__What you are asked to do__. Retype every line from the start of the data down to and including the line with "const yTicksSigned = [-1, -0.5, 0, 0.5, 1];". Skip the pictures.

__Collected data__.
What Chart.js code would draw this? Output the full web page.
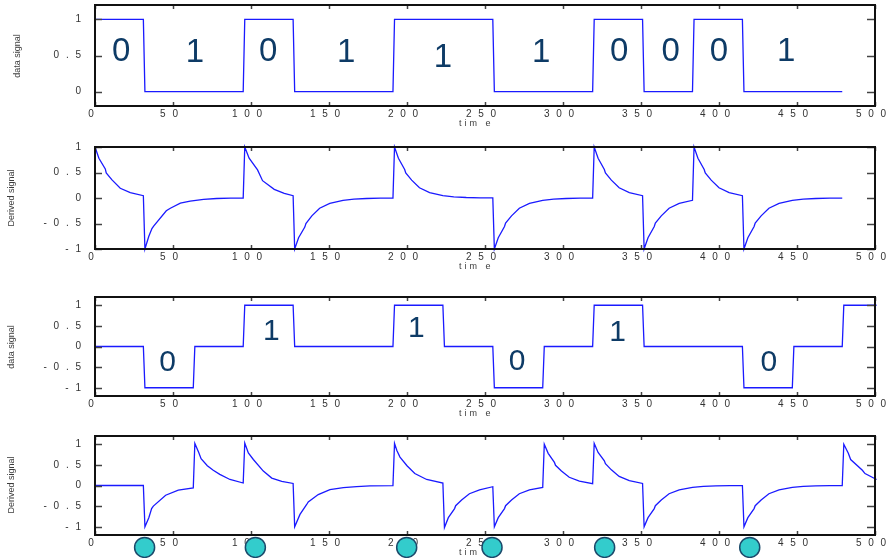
<!DOCTYPE html>
<html>
<head>
<meta charset="utf-8">
<script src="https://cdn.jsdelivr.net/npm/chart.js@4"></script>
<style>
  body { margin: 0; background: #fff; }
  canvas { position: absolute; left: 0; top: 0; }
</style>
</head>
<body>
<canvas id="p1" width="886" height="558"></canvas>
<canvas id="p2" width="886" height="558"></canvas>
<canvas id="p3" width="886" height="558"></canvas>
<canvas id="p4" width="886" height="558"></canvas>
<script>
// axis ticks
const xTicks = [0, 50, 100, 150, 200, 250, 300, 350, 400, 450, 500];
const yTicksData = [0, 0.5, 1];
const yTicksSigned = [-1, -0.5, 0, 0.5, 1];

// panel 1: data signal (time, level)
const dataSignalA = [[0,1],[31,1],[32,0],[95,0],[96,1],[127,1],[128,0],[191,0],[192,1],[255,1],
  [256,0],[319,0],[320,1],[351,1],[352,0],[383,0],[384,1],[415,1],[416,0],[479,0]];

// panel 2: derived signal
const derivedSignalA = [
  [0,1],[2.5,0.78],[6.6,0.57],[7.2,0.49],[10.9,0.355],[16.2,0.19],[22.6,0.105],[31,0.045],
  [32,-1],[34.5,-0.75],[36.5,-0.6],[37.6,-0.55],[45.7,-0.25],[48.3,-0.2],[54.7,-0.1],[61,-0.06],[69.6,-0.025],[78,-0.01],[87,-0.004],[95,-0.001],
  [96,1],[98.8,0.78],[104.2,0.55],[107.4,0.34],[114.9,0.17],[121.3,0.09],[127,0.045],
  [128,-1],[130.5,-0.78],[134.5,-0.57],[135.2,-0.5],[139,-0.35],[144,-0.2],[150.5,-0.105],[159,-0.045],[166,-0.022],[174,-0.01],[183,-0.004],[191,-0.001],
  [192,1],[194.5,0.78],[198.5,0.56],[199.2,0.49],[203,0.35],[208,0.2],[214.5,0.105],[223,0.045],[230,0.022],[238,0.01],[247,0.004],[255,0.001],
  [256,-1],[258.5,-0.78],[262.5,-0.56],[263.2,-0.49],[267,-0.35],[272,-0.2],[278.5,-0.105],[287,-0.045],[294,-0.022],[302,-0.01],[311,-0.004],[319,-0.001],
  [320,1],[322.5,0.78],[326.5,0.56],[327.2,0.49],[331,0.35],[336,0.2],[342.5,0.105],[351,0.045],
  [352,-1],[354.5,-0.78],[358.5,-0.56],[359.2,-0.49],[363,-0.35],[368,-0.2],[374.5,-0.105],[383,-0.045],
  [384,1],[386.5,0.78],[390.5,0.56],[391.2,0.49],[395,0.35],[400,0.2],[406.5,0.105],[415,0.045],
  [416,-1],[418.5,-0.78],[422.5,-0.56],[423.2,-0.49],[427,-0.35],[432,-0.2],[438.5,-0.105],[447,-0.045],[454,-0.022],[462,-0.01],[471,-0.004],[479,-0.001]
];

// panel 3: three level data signal
const dataSignalB = [[0,0],[31,0],[32,-1],[63,-1],[64,0],[95,0],[96,1],[127,1],[128,0],[191,0],
  [192,1],[223,1],[224,0],[255,0],[256,-1],[287,-1],[288,0],[319,0],[320,1],[351,1],[352,0],[415,0],
  [416,-1],[447,-1],[448,0],[479,0],[480,1],[501,1]];

// panel 4: derived signal
const derivedSignalB = [
  [0,0],[31,0],
  [32,-1],[34.5,-0.78],[36.3,-0.56],[37.4,-0.5],[45.3,-0.235],[53.4,-0.11],[63,-0.06],
  [64,1.02],[66.5,0.8],[68,0.65],[72,0.48],[75.8,0.37],[80,0.27],[86.5,0.146],[95,0.06],
  [96,1.03],[98.3,0.79],[101.5,0.63],[107.9,0.35],[113.3,0.18],[119.7,0.1],[127,0.05],
  [128,-1],[131.4,-0.7],[135.7,-0.46],[136.7,-0.4],[143.1,-0.22],[150.6,-0.1],[159.2,-0.05],[167.7,-0.025],[176.3,-0.01],[191,-0.002],
  [192,1.02],[193.5,0.85],[195.5,0.69],[200,0.48],[205,0.29],[212.6,0.146],[223,0.06],
  [224,-1.02],[226.5,-0.78],[230.5,-0.56],[231.2,-0.49],[235,-0.35],[240,-0.2],[246.5,-0.105],[255,-0.03],
  [256,-1],[258.5,-0.78],[262.5,-0.56],[263.2,-0.49],[267,-0.35],[272,-0.2],[278.5,-0.105],[287,-0.045],
  [288,1],[290.5,0.78],[294.5,0.56],[295.2,0.49],[299,0.35],[304,0.2],[310.5,0.105],[319,0.045],
  [320,1.02],[322.5,0.8],[326.5,0.6],[327.2,0.53],[331,0.38],[336,0.22],[342.5,0.12],[351,0.05],
  [352,-1],[354.5,-0.78],[358.5,-0.56],[359.2,-0.49],[363,-0.35],[368,-0.2],[374.5,-0.105],[383,-0.045],[390,-0.022],[398,-0.01],[407,-0.004],[415,-0.001],
  [416,-1],[418.5,-0.78],[422.5,-0.56],[423.2,-0.49],[427,-0.35],[432,-0.2],[438.5,-0.105],[447,-0.045],[454,-0.022],[462,-0.01],[471,-0.004],[479,0],
  [480,1],[482.9,0.78],[484.4,0.63],[491.9,0.37],[493.6,0.29],[501,0.146]
];

// bit labels
const bitsA = ['0','1','0','1','1','1','0','0','0','1'];
const bitsAX = [16.7, 64, 111, 161, 223, 286, 336, 369, 400, 443];
const bitsAY = [0.55, 0.54, 0.55, 0.53, 0.47, 0.53, 0.55, 0.55, 0.55, 0.55];
const bitsB = ['0','1','1','0','1','0'];
const bitsBX = [46.5, 113, 206, 270.5, 335, 432];
const bitsBY = [-0.39, 0.37, 0.44, -0.38, 0.34, -0.39];

// sampling marks under the last panel
const sampleX = [31.8, 102.8, 199.8, 254.5, 326.7, 419.7];
const sampleY = -1.5;

const FONT = '"Liberation Sans", Arial, sans-serif';
const spaced = v => String(Math.round(v * 10) / 10).split('').join(' ');

function line(ctx, x1, y1, x2, y2) {
  ctx.beginPath(); ctx.moveTo(x1, y1); ctx.lineTo(x2, y2); ctx.stroke();
}

const panelPlugin = {
  id: 'panel',
  beforeDraw(chart) {
    chart.ctx.letterSpacing = '2px';
  },
  beforeDatasetsDraw(chart, args, o) {
    const ctx = chart.ctx, a = chart.chartArea;
    ctx.save();
    ctx.letterSpacing = '0px';
    ctx.fillStyle = '#3c3c3c';
    ctx.font = '9px ' + FONT;
    ctx.textAlign = 'center';
    ctx.textBaseline = 'middle';
    ctx.save();
    ctx.translate(o.titleX, o.titleY);
    ctx.rotate(-Math.PI / 2);
    ctx.fillText(o.yTitle, 0, 0);
    ctx.restore();
    ctx.letterSpacing = '3px';
    ctx.textAlign = 'left';
    ctx.fillText('tim e', 459, a.bottom + 18);
    ctx.restore();
  },
  afterDatasetsDraw(chart, args, o) {
    const ctx = chart.ctx, a = chart.chartArea;
    const xs = chart.scales.x, ys = chart.scales.y;
    ctx.save();
    ctx.letterSpacing = '0px';
    // inside ticks
    ctx.strokeStyle = '#444';
    ctx.lineWidth = 1.5;
    ys.ticks.forEach(t => {
      const py = Math.round(ys.getPixelForValue(t.value)) + 0.5;
      line(ctx, a.left, py, a.left + 7, py);
      line(ctx, a.right - 8, py, a.right, py);
    });
    xs.ticks.forEach(t => {
      const px = Math.round(xs.getPixelForValue(t.value)) + 0.5;
      line(ctx, px, a.top, px, a.top + 4);
      line(ctx, px, a.bottom - 4, px, a.bottom);
    });
    // frame
    ctx.strokeStyle = '#111';
    ctx.lineWidth = 2;
    ctx.strokeRect(a.left, a.top, a.right - a.left, a.bottom - a.top);
    // bit labels
    ctx.fillStyle = '#0e3b66';
    ctx.font = o.bitSize + 'px ' + FONT;
    ctx.textAlign = 'center';
    ctx.textBaseline = 'middle';
    (o.bits || []).forEach((b, i) => {
      ctx.fillText(b, xs.getPixelForValue(o.bitX[i]), ys.getPixelForValue(o.bitY[i]));
    });
    // sampling circles
    if (o.samples) {
      ctx.fillStyle = '#33cccc';
      ctx.strokeStyle = '#1b4a6b';
      ctx.lineWidth = 1.5;
      o.samples.forEach(v => {
        ctx.beginPath();
        ctx.arc(xs.getPixelForValue(v), ys.getPixelForValue(sampleY), 10, 0, Math.PI * 2);
        ctx.fill();
        ctx.stroke();
      });
    }
    ctx.restore();
  }
};

function makePanel(id, p) {
  const tickFont = { family: FONT, size: 10 };
  new Chart(document.getElementById(id), {
    type: 'line',
    data: {
      datasets: [{
        data: p.series.map(q => ({ x: q[0], y: q[1] })),
        borderColor: '#1a1aff',
        borderWidth: 1.3,
        pointRadius: 0,
        tension: 0,
        fill: false,
        clip: false
      }]
    },
    options: {
      responsive: false,
      animation: false,
      devicePixelRatio: 1,
      layout: { padding: { top: p.top, left: 0, right: 11, bottom: 0 } },
      plugins: {
        legend: { display: false },
        tooltip: { enabled: false },
        panel: p
      },
      scales: {
        x: {
          type: 'linear', min: 0, max: 500,
          grid: { display: false, drawTicks: false },
          border: { display: false },
          afterBuildTicks: s => { s.ticks = xTicks.map(v => ({ value: v })); },
          afterFit: s => { s.height = 558 - p.bottom; s.paddingLeft = 0; s.paddingRight = 0; },
          ticks: { autoSkip: false, maxRotation: 0, padding: 2, labelOffset: -3, color: '#333', font: tickFont, callback: v => spaced(v) }
        },
        y: {
          type: 'linear', min: p.yMin, max: p.yMax,
          grid: { display: false, drawTicks: false },
          border: { display: false },
          afterBuildTicks: s => { s.ticks = p.yTicks.map(v => ({ value: v })); },
          afterFit: s => { s.width = 95; s.paddingTop = 0; s.paddingBottom = 0; },
          ticks: { autoSkip: false, padding: 12, color: '#333', font: tickFont, callback: v => spaced(v) }
        }
      }
    },
    plugins: [panelPlugin]
  });
}

makePanel('p1', { top: 5, bottom: 106, yMin: -0.2, yMax: 1.2, yTicks: yTicksData, series: dataSignalA,
  yTitle: 'data signal', titleX: 18, titleY: 56, bits: bitsA, bitX: bitsAX, bitY: bitsAY, bitSize: 33 });
makePanel('p2', { top: 147, bottom: 249, yMin: -1, yMax: 1, yTicks: yTicksSigned, series: derivedSignalA,
  yTitle: 'Derived signal', titleX: 12, titleY: 198 });
makePanel('p3', { top: 297, bottom: 396, yMin: -1.2, yMax: 1.2, yTicks: yTicksSigned, series: dataSignalB,
  yTitle: 'data signal', titleX: 12, titleY: 347, bits: bitsB, bitX: bitsBX, bitY: bitsBY, bitSize: 30 });
makePanel('p4', { top: 436, bottom: 535, yMin: -1.2, yMax: 1.2, yTicks: yTicksSigned, series: derivedSignalB,
  yTitle: 'Derived signal', titleX: 12, titleY: 485, samples: sampleX });
</script>
</body>
</html>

__Full output__.
What Chart.js code would draw this? Output the full web page.
<!DOCTYPE html>
<html>
<head>
<meta charset="utf-8">
<script src="https://cdn.jsdelivr.net/npm/chart.js@4"></script>
<style>
  body { margin: 0; background: #fff; }
  canvas { position: absolute; left: 0; top: 0; }
</style>
</head>
<body>
<canvas id="p1" width="886" height="558"></canvas>
<canvas id="p2" width="886" height="558"></canvas>
<canvas id="p3" width="886" height="558"></canvas>
<canvas id="p4" width="886" height="558"></canvas>
<script>
// axis ticks
const xTicks = [0, 50, 100, 150, 200, 250, 300, 350, 400, 450, 500];
const yTicksData = [0, 0.5, 1];
const yTicksSigned = [-1, -0.5, 0, 0.5, 1];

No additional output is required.